## INSTRUCTIONS FOR THE TASK
Skip the pictures. Set down, word for word, the lines from the start of the material up to and including the line with "ax.yaxis.get_major_ticks()[-1].tick1line.set_markersize(4.5)".

## DATA SEGMENT
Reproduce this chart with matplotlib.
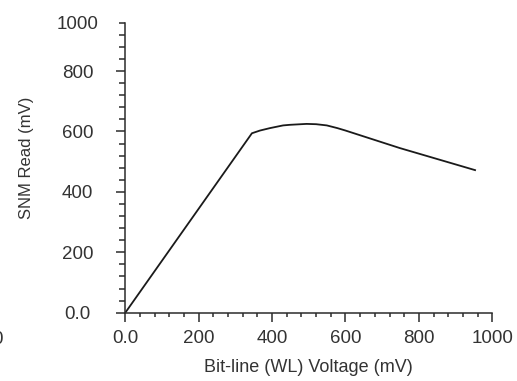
import matplotlib
matplotlib.use("Agg")
import matplotlib.pyplot as plt
from matplotlib.ticker import MultipleLocator, FixedLocator

plt.rcParams['font.family'] = ['Liberation Sans', 'DejaVu Sans']

# Data
bitline_mv = [0, 345, 367, 394, 430, 449, 494, 520, 549, 578, 600, 748, 953]
snm_read_mv = [0, 594, 603, 611, 620, 622, 625, 624, 620, 611, 603, 545, 472]

x_ticks = [0, 200, 400, 600, 800, 1000]
x_ticklabels = ['0.0', '200', '400', '600', '800', '1000']
y_ticks = [0, 200, 400, 600, 800, 960]
y_ticklabels = ['0.0', '200', '400', '600', '800', '1000']

W, H = 517, 381
fig = plt.figure(figsize=(W / 100, H / 100), dpi=100)
ax = fig.add_axes([125.3 / W, 1 - 312.7 / H, 367 / W, 290 / H])

ink = '#2b2b2b'
txt = '#333333'

ax.plot(bitline_mv, snm_read_mv, color='#1a1a1a', lw=1.3, solid_joinstyle='round')

ax.set_xlim(0, 1000)
ax.set_ylim(0, 960)
for s in ['top', 'right']:
    ax.spines[s].set_visible(False)
for s in ['left', 'bottom']:
    ax.spines[s].set_color(ink)
    ax.spines[s].set_linewidth(1.1)
    ax.spines[s].set_clip_on(False)

ax.xaxis.set_major_locator(FixedLocator(x_ticks))
ax.set_xticklabels(x_ticklabels)
ax.xaxis.set_minor_locator(MultipleLocator(40))
ax.yaxis.set_major_locator(FixedLocator(y_ticks))
ax.set_yticklabels(y_ticklabels)
ax.yaxis.set_minor_locator(MultipleLocator(40))

ax.tick_params(axis='both', which='both', direction='out', color=ink, width=1.1, labelcolor=txt, labelsize=13.5)
ax.tick_params(axis='x', which='major', length=6.5, pad=6)
ax.tick_params(axis='x', which='minor', length=3)
ax.tick_params(axis='y', which='major', length=6.7, pad=27.5)
ax.tick_params(axis='y', which='minor', length=4.5)
for lab in ax.get_yticklabels():
    lab.set_ha('center')
# top tick of y axis is short
ax.yaxis.get_major_ticks()[-1].tick1line.set_markersize(4.5)

ax.set_xlabel('Bit-line (WL) Voltage (mV)', fontsize=13, color=txt)
ax.set_ylabel('SNM Read (mV)', fontsize=12, color=txt)
ax.xaxis.set_label_coords(0.5, -(368 - 312.7) / 290)
ax.xaxis.label.set_va('center')
ax.yaxis.set_label_coords((26 - 125.3) / 367, (312.7 - 158) / 290)
ax.yaxis.label.set_rotation_mode('default')
ax.yaxis.label.set_va('center')
ax.yaxis.label.set_ha('center')

# clipped tick label from a neighbouring panel at the left edge
fig.text(3 / W, 1 - 340 / H, '0', ha='right', va='center', fontsize=13.5, color=txt)

fig.savefig('out.png', dpi=100)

## COMPLETE ANSWER
Reproduce this chart with matplotlib.
import matplotlib
matplotlib.use("Agg")
import matplotlib.pyplot as plt
from matplotlib.ticker import MultipleLocator, FixedLocator

plt.rcParams['font.family'] = ['Liberation Sans', 'DejaVu Sans']

# Data
bitline_mv = [0, 345, 367, 394, 430, 449, 494, 520, 549, 578, 600, 748, 953]
snm_read_mv = [0, 594, 603, 611, 620, 622, 625, 624, 620, 611, 603, 545, 472]

x_ticks = [0, 200, 400, 600, 800, 1000]
x_ticklabels = ['0.0', '200', '400', '600', '800', '1000']
y_ticks = [0, 200, 400, 600, 800, 960]
y_ticklabels = ['0.0', '200', '400', '600', '800', '1000']

W, H = 517, 381
fig = plt.figure(figsize=(W / 100, H / 100), dpi=100)
ax = fig.add_axes([125.3 / W, 1 - 312.7 / H, 367 / W, 290 / H])

ink = '#2b2b2b'
txt = '#333333'

ax.plot(bitline_mv, snm_read_mv, color='#1a1a1a', lw=1.3, solid_joinstyle='round')

ax.set_xlim(0, 1000)
ax.set_ylim(0, 960)
for s in ['top', 'right']:
    ax.spines[s].set_visible(False)
for s in ['left', 'bottom']:
    ax.spines[s].set_color(ink)
    ax.spines[s].set_linewidth(1.1)
    ax.spines[s].set_clip_on(False)

ax.xaxis.set_major_locator(FixedLocator(x_ticks))
ax.set_xticklabels(x_ticklabels)
ax.xaxis.set_minor_locator(MultipleLocator(40))
ax.yaxis.set_major_locator(FixedLocator(y_ticks))
ax.set_yticklabels(y_ticklabels)
ax.yaxis.set_minor_locator(MultipleLocator(40))

ax.tick_params(axis='both', which='both', direction='out', color=ink, width=1.1, labelcolor=txt, labelsize=13.5)
ax.tick_params(axis='x', which='major', length=6.5, pad=6)
ax.tick_params(axis='x', which='minor', length=3)
ax.tick_params(axis='y', which='major', length=6.7, pad=27.5)
ax.tick_params(axis='y', which='minor', length=4.5)
for lab in ax.get_yticklabels():
    lab.set_ha('center')
# top tick of y axis is short
ax.yaxis.get_major_ticks()[-1].tick1line.set_markersize(4.5)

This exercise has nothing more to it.